Même constat d’affluence pour Skill&You, un réseau d’écoles qui forme en ligne à des métiers dans la boulangerie, la comptabilité, le bâtiment, le management ou la mode. “Nous avons atteint 115 millions d’euros de chiffre d’affaires l’an dernier, en hausse de 30%”, indique Sonia Levy-Odier, sa directrice générale et cofondatrice. Ce mardi 16 mars, ce champion du e-learning boucle son quatrième LBO -trois ans après le précédent- avec une valorisation de 300 millions d’euros. Ce groupe compte actuellement 120.000 élèves à distance dont 13% utilisent leur CPF pour financer leurs études.

Depuis 2018, en effet, chacun dispose de droits en euros pour se former grâce au site Moncompteformation. Selon la Caisse des dépôts, qui gère ce portail, jusqu’à 7.000 personnes par jour s’inscrivent quotidiennement à une formation. Un million l’a fait l’an dernier, deux fois plus qu’en 2019. Car la crise économique et la transformation numérique incitent les salariés à se reconvertir ou à renforcer leurs compétences. “Un actif sur deux dit avoir besoin de se former, affirme Jean-Charles Brandely. Et autant exprime une envie de changer de métier.” Ce dirigeant, passé par Ipsos et Pages Jaunes, a bien saisi l’aubaine mais ses méthodes hérissent les acteurs historiques. L’entreprise, créée en 2017, utilise un marketing “de vendeurs de fenêtres”, et sous sa marque très institutionnelle, elle met en avant des “ambassadeurs officiels” comme Jean-Louis Debré, ex-président de l’Assemblée nationale et du Conseil constitutionnel, ou Luc Ferry, ancien ministre de l’Education nationale. Sauf que L’Ecole Française n’a pas un seul professeur. En revanche, son modèle est hyper rentable, avec 4 millions d’euros d’ebitda par mois.
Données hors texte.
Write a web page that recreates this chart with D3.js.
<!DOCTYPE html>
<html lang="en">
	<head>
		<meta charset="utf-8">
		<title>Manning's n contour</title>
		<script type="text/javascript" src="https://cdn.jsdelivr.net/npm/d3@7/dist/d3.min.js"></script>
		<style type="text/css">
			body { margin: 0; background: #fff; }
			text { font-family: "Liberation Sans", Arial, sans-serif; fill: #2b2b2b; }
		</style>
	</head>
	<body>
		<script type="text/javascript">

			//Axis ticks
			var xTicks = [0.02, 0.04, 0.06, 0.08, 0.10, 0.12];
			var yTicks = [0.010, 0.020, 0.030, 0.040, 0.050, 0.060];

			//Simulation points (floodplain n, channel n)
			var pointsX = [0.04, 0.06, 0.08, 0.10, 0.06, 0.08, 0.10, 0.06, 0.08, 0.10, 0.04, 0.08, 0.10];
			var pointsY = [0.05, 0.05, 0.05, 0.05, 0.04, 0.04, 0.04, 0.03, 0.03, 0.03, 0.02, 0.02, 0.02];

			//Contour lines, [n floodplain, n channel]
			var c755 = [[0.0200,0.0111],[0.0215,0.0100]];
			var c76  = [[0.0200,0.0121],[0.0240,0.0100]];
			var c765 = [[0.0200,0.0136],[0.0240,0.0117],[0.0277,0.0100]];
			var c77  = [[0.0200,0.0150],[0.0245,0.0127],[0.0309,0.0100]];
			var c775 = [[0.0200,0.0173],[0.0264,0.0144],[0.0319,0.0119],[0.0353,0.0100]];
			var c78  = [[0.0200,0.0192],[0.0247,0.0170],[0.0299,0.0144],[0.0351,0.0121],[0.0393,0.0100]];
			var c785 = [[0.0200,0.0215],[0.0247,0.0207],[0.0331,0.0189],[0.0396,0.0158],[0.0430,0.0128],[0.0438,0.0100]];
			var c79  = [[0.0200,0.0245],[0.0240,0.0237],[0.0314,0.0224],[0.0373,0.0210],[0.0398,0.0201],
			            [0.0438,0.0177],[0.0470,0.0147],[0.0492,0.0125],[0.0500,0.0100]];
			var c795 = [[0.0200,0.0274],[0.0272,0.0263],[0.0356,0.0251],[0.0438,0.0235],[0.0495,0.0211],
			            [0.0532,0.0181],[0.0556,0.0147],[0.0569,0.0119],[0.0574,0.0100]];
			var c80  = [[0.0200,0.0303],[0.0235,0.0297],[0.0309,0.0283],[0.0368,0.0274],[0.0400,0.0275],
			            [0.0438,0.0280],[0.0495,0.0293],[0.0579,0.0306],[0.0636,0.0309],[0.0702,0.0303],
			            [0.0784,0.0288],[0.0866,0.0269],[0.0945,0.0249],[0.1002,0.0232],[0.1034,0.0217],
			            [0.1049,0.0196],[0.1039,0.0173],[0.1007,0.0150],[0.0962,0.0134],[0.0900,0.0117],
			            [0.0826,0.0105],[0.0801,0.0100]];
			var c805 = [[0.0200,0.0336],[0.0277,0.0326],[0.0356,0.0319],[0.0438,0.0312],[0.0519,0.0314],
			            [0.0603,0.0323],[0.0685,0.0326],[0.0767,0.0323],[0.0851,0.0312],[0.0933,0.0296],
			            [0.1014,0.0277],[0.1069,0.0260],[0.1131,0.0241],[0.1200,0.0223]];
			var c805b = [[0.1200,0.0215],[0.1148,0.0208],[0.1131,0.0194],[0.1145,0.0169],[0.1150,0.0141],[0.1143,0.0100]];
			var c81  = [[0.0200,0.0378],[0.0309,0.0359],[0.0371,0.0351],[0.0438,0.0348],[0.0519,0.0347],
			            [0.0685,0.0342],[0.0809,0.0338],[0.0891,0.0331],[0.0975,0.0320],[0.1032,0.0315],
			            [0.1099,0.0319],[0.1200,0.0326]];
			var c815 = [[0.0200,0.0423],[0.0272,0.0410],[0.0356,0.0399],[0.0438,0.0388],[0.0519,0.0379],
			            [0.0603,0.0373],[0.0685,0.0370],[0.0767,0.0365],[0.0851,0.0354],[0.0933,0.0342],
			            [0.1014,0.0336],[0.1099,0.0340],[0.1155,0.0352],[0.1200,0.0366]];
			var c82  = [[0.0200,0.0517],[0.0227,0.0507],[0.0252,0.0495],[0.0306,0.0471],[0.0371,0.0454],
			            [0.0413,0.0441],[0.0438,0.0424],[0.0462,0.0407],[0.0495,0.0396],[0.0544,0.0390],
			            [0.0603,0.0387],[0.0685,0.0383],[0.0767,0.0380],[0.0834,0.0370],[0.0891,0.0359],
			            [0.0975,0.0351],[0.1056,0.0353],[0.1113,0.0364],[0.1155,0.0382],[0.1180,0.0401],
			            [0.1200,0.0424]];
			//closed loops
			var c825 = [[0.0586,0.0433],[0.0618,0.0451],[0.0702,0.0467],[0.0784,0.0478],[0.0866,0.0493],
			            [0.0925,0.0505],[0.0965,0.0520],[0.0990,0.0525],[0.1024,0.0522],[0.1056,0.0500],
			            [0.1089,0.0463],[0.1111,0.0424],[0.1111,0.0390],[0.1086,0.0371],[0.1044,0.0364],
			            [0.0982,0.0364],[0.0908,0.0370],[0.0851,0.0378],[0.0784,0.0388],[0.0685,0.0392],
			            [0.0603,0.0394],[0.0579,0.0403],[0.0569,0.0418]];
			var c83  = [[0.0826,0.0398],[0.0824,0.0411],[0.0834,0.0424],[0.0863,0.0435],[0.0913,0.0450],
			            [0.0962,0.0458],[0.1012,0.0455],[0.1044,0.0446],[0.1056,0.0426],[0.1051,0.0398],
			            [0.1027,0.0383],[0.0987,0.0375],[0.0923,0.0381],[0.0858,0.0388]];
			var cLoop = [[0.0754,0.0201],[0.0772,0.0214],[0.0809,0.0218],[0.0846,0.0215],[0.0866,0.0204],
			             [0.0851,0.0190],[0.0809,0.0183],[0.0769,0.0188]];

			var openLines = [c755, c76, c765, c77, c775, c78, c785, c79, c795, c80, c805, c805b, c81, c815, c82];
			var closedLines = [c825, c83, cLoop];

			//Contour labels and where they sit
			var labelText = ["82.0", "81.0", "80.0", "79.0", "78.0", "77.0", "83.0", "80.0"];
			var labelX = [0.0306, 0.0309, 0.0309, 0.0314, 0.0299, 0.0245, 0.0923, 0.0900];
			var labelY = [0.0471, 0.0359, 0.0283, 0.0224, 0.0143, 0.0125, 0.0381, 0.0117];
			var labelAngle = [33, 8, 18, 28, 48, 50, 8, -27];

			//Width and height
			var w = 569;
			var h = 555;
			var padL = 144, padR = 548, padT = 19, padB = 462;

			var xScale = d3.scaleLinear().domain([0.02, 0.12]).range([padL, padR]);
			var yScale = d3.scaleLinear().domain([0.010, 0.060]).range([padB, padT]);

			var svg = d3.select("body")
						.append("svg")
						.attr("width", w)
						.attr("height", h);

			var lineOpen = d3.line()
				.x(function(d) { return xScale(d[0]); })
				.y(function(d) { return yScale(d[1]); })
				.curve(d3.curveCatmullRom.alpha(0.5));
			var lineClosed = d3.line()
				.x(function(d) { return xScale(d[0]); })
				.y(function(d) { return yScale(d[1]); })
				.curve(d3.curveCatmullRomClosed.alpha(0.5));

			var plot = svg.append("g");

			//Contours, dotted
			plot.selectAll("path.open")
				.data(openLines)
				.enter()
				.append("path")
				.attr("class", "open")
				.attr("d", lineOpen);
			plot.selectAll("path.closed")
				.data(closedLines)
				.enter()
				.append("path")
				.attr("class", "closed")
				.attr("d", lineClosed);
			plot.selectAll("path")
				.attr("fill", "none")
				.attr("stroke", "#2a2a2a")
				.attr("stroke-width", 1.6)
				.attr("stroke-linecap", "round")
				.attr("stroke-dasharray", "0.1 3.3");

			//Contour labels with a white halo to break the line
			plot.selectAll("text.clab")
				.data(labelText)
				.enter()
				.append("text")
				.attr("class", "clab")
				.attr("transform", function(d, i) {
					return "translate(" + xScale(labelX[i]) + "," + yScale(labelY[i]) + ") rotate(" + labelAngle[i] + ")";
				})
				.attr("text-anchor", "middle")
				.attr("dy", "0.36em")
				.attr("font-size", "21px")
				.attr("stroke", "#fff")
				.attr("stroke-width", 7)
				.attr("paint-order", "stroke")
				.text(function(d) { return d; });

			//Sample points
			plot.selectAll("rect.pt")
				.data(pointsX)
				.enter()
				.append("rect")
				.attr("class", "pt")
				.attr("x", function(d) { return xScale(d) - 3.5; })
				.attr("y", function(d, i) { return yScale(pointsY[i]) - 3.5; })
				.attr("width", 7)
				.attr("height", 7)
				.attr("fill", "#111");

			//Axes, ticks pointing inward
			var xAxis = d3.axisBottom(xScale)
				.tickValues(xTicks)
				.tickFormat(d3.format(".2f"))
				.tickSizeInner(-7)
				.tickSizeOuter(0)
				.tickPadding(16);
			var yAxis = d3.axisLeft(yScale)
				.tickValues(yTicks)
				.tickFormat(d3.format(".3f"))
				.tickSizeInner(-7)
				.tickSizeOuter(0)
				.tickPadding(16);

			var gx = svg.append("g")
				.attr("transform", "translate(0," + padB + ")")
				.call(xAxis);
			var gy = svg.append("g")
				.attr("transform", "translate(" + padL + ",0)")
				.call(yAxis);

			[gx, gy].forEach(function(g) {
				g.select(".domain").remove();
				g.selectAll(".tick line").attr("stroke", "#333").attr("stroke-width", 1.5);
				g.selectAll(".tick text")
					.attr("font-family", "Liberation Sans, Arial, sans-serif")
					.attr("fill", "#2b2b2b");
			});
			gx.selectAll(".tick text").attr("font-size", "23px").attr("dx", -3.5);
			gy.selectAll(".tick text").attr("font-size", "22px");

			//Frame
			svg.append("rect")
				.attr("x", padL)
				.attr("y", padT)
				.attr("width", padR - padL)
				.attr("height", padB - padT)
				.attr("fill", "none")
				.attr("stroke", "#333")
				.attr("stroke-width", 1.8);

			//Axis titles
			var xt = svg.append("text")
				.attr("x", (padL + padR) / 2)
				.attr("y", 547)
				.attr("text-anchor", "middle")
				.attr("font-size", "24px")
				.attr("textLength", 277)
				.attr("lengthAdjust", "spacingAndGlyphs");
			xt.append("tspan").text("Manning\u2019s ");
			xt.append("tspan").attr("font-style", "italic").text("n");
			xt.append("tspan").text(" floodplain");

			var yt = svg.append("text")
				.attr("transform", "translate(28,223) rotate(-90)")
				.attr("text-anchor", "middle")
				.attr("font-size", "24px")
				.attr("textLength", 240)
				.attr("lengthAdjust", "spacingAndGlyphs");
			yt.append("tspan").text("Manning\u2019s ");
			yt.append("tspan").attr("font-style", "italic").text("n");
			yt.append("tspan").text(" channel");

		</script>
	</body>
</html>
Skill&You compte 120.000 élèves à distance

“France Compétences, qui homologue les formations éligibles au CPF, exige pourtant un accompagnement humain”, rappelle Pierre Dubuc, cofondateur d’OpenClassroom, l’une des belles réussites de la Edtech. Ses coachs ont rendez-vous chaque semaine avec les élèves. De son côté, Skill&You, qui prépare 120.000 élèves à 220 diplômes professionnels jusqu’à Bac+3, emploie 350 tuteurs et formateurs qui enseignent via Internet les gestes techniques et le savoir académique. “On constate un ennoblissement de notre activité, se félicite Sonia Levy-Odier dont le groupe possède Educatel et L’Ecole chez soi, créée en 1891. Il ne s’agit pas de cours sur Zoom.”

Cette ingénierie intéresse effectivement les acteurs de l’éducation privée qui voient le potentiel. “Le digital et l’international sont les deux leviers de croissance de l’enseignement supérieur, souligne Martine Depas, partenaire de la Financière de Courcelles. Or, peu d’organismes maîtrisent la formation à distance.” Ainsi, Studi a été racheté en 2018 par le géant Galileo Global Education, propriétaire de Paris School of Business. Depuis, la société qui compte 30.000 apprenants en ligne, affole les compteurs. “Nous sommes passés de 100 à 650 collaborateurs, détaille Pierre Charvet, son directeur. Et nous serons 1.000 à la fin de l’an prochain.” Son catalogue dispose de 45.000 séquences vidéo configurées selon des parcours qui vont du CAP au MBA. Et l’avenir semble radieux. Non seulement, le plan de relance du gouvernement va consacrer 15 milliards d’euros à l’emploi et l’acquisition de compétences mais les entreprises, voire les régions, peuvent maintenant abonder les comptes personnels de formation. Une révolution pour vaincre, peut-être, le chômage de masse.